--- Supplied information ---

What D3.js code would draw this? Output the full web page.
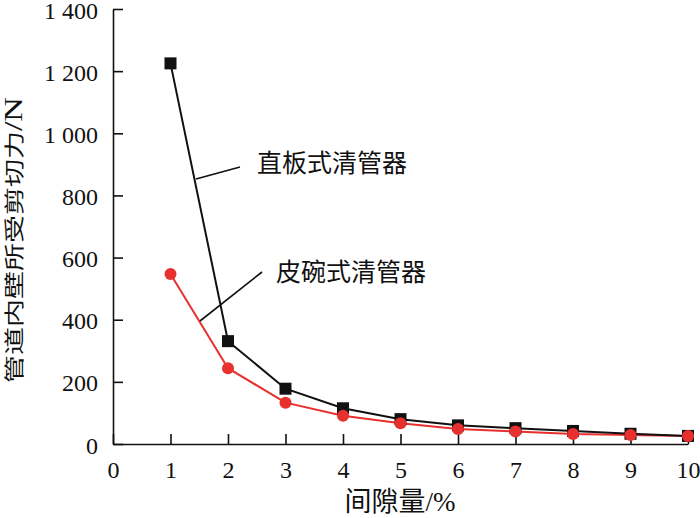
<!DOCTYPE html>
<html><head><meta charset="utf-8">
<script src="https://cdn.jsdelivr.net/npm/d3@7/dist/d3.min.js"></script>
<style>body{margin:0;background:#fff}svg{display:block}</style>
</head><body>
<svg id="c" width="700" height="518"></svg>
<script>
const gaps = [1,2,3,4,5,6,7,8,9,10];
const flatPlate = [1225,331,178,115,80,60,51,42,33,26];
const cupType = [547,244,133,91,67,48,40,32,29,26];
const xTicks = [0,1,2,3,4,5,6,7,8,9,10];
const yTicks = [0,200,400,600,800,1000,1200,1400];
const labelFlat = "直板式清管器";
const labelCup = "皮碗式清管器";
const xTitle = "间隙量";
const xUnit = "/%";
const yTitle = "管道内壁所受剪切力";
const yUnit = "/N";

const svg = d3.select("#c");
const x = d3.scaleLinear().domain([0,10]).range([113,688]);
const y = d3.scaleLinear().domain([0,1400]).range([444,9]);
const serif = "'Liberation Serif','Times New Roman',serif";
const cjk = "'Noto Sans CJK SC','Noto Sans CJK JP',sans-serif";
const fmt = d => d >= 1000 ? String(d).replace(/(\d)(\d{3})$/, "$1 $2") : String(d);

const red = "#e8302e", blk = "#111";

const gx = svg.append("g").attr("transform","translate(0,444)")
  .call(d3.axisBottom(x).tickValues(xTicks).tickSizeInner(-10).tickSizeOuter(0).tickPadding(17).tickFormat(fmt));
const gy = svg.append("g").attr("transform","translate(113,0)")
  .call(d3.axisLeft(y).tickValues(yTicks).tickSizeInner(-10).tickSizeOuter(0).tickPadding(15).tickFormat(fmt));
[gx,gy].forEach(g=>{
  g.select(".domain").attr("stroke","#111").attr("stroke-width",1.6);
  g.selectAll(".tick line").attr("stroke","#111").attr("stroke-width",1.6);
  g.selectAll(".tick text").attr("font-family",serif).attr("font-size",24).attr("fill","#111");
});
gy.selectAll(".tick text").attr("dy","0.38em");

const line = d3.line().x((d,i)=>x(gaps[i])).y(d=>y(d));
svg.append("path").datum(cupType).attr("d",line).attr("fill","none").attr("stroke",red).attr("stroke-width",2);
svg.append("path").datum(flatPlate).attr("d",line).attr("fill","none").attr("stroke",blk).attr("stroke-width",2);
svg.selectAll("rect.m").data(flatPlate).enter().append("rect").attr("class","m")
  .attr("x",(d,i)=>x(gaps[i])-6).attr("y",d=>y(d)-6).attr("width",12).attr("height",12).attr("fill",blk);
svg.selectAll("circle.m").data(cupType).enter().append("circle").attr("class","m")
  .attr("cx",(d,i)=>x(gaps[i])).attr("cy",d=>y(d)).attr("r",6).attr("fill",red);

// leader lines & labels
svg.append("line").attr("x1",196).attr("y1",179).attr("x2",240).attr("y2",167).attr("stroke","#111").attr("stroke-width",1.6);
svg.append("line").attr("x1",200).attr("y1",321).attr("x2",262).attr("y2",272).attr("stroke","#111").attr("stroke-width",1.6);
svg.append("text").attr("x",257).attr("y",172).attr("font-family",cjk).attr("font-size",25).attr("fill","#111").text(labelFlat);
svg.append("text").attr("x",276).attr("y",281).attr("font-family",cjk).attr("font-size",25).attr("fill","#111").text(labelCup);

// axis titles
const xt = svg.append("text").attr("x",400).attr("y",511).attr("text-anchor","middle").attr("font-size",27).attr("fill","#111");
xt.append("tspan").attr("font-family",cjk).text(xTitle);
xt.append("tspan").attr("font-family",serif).text(xUnit);

const yt = svg.append("text").attr("transform","translate(22,240) rotate(-90) scale(1,0.72)")
  .attr("text-anchor","middle").attr("font-size",28).attr("fill","#111");
yt.append("tspan").attr("font-family",cjk).text(yTitle);
yt.append("tspan").attr("font-family",serif).attr("font-size",34).text(yUnit);
</script>
</body></html>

---

> **Given instruction**
Quote the material in full and exactly; do not carry over its pictures.

> **Output**
What D3.js code would draw this? Output the full web page.
<!DOCTYPE html>
<html><head><meta charset="utf-8">
<script src="https://cdn.jsdelivr.net/npm/d3@7/dist/d3.min.js"></script>
<style>body{margin:0;background:#fff}svg{display:block}</style>
</head><body>
<svg id="c" width="700" height="518"></svg>
<script>
const gaps = [1,2,3,4,5,6,7,8,9,10];
const flatPlate = [1225,331,178,115,80,60,51,42,33,26];
const cupType = [547,244,133,91,67,48,40,32,29,26];
const xTicks = [0,1,2,3,4,5,6,7,8,9,10];
const yTicks = [0,200,400,600,800,1000,1200,1400];
const labelFlat = "直板式清管器";
const labelCup = "皮碗式清管器";
const xTitle = "间隙量";
const xUnit = "/%";
const yTitle = "管道内壁所受剪切力";
const yUnit = "/N";

const svg = d3.select("#c");
const x = d3.scaleLinear().domain([0,10]).range([113,688]);
const y = d3.scaleLinear().domain([0,1400]).range([444,9]);
const serif = "'Liberation Serif','Times New Roman',serif";
const cjk = "'Noto Sans CJK SC','Noto Sans CJK JP',sans-serif";
const fmt = d => d >= 1000 ? String(d).replace(/(\d)(\d{3})$/, "$1 $2") : String(d);

const red = "#e8302e", blk = "#111";

const gx = svg.append("g").attr("transform","translate(0,444)")
  .call(d3.axisBottom(x).tickValues(xTicks).tickSizeInner(-10).tickSizeOuter(0).tickPadding(17).tickFormat(fmt));
const gy = svg.append("g").attr("transform","translate(113,0)")
  .call(d3.axisLeft(y).tickValues(yTicks).tickSizeInner(-10).tickSizeOuter(0).tickPadding(15).tickFormat(fmt));
[gx,gy].forEach(g=>{
  g.select(".domain").attr("stroke","#111").attr("stroke-width",1.6);
  g.selectAll(".tick line").attr("stroke","#111").attr("stroke-width",1.6);
  g.selectAll(".tick text").attr("font-family",serif).attr("font-size",24).attr("fill","#111");
});
gy.selectAll(".tick text").attr("dy","0.38em");

const line = d3.line().x((d,i)=>x(gaps[i])).y(d=>y(d));
svg.append("path").datum(cupType).attr("d",line).attr("fill","none").attr("stroke",red).attr("stroke-width",2);
svg.append("path").datum(flatPlate).attr("d",line).attr("fill","none").attr("stroke",blk).attr("stroke-width",2);
svg.selectAll("rect.m").data(flatPlate).enter().append("rect").attr("class","m")
  .attr("x",(d,i)=>x(gaps[i])-6).attr("y",d=>y(d)-6).attr("width",12).attr("height",12).attr("fill",blk);
svg.selectAll("circle.m").data(cupType).enter().append("circle").attr("class","m")
  .attr("cx",(d,i)=>x(gaps[i])).attr("cy",d=>y(d)).attr("r",6).attr("fill",red);

// leader lines & labels
svg.append("line").attr("x1",196).attr("y1",179).attr("x2",240).attr("y2",167).attr("stroke","#111").attr("stroke-width",1.6);
svg.append("line").attr("x1",200).attr("y1",321).attr("x2",262).attr("y2",272).attr("stroke","#111").attr("stroke-width",1.6);
svg.append("text").attr("x",257).attr("y",172).attr("font-family",cjk).attr("font-size",25).attr("fill","#111").text(labelFlat);
svg.append("text").attr("x",276).attr("y",281).attr("font-family",cjk).attr("font-size",25).attr("fill","#111").text(labelCup);

// axis titles
const xt = svg.append("text").attr("x",400).attr("y",511).attr("text-anchor","middle").attr("font-size",27).attr("fill","#111");
xt.append("tspan").attr("font-family",cjk).text(xTitle);
xt.append("tspan").attr("font-family",serif).text(xUnit);

const yt = svg.append("text").attr("transform","translate(22,240) rotate(-90) scale(1,0.72)")
  .attr("text-anchor","middle").attr("font-size",28).attr("fill","#111");
yt.append("tspan").attr("font-family",cjk).text(yTitle);
yt.append("tspan").attr("font-family",serif).attr("font-size",34).text(yUnit);
</script>
</body></html>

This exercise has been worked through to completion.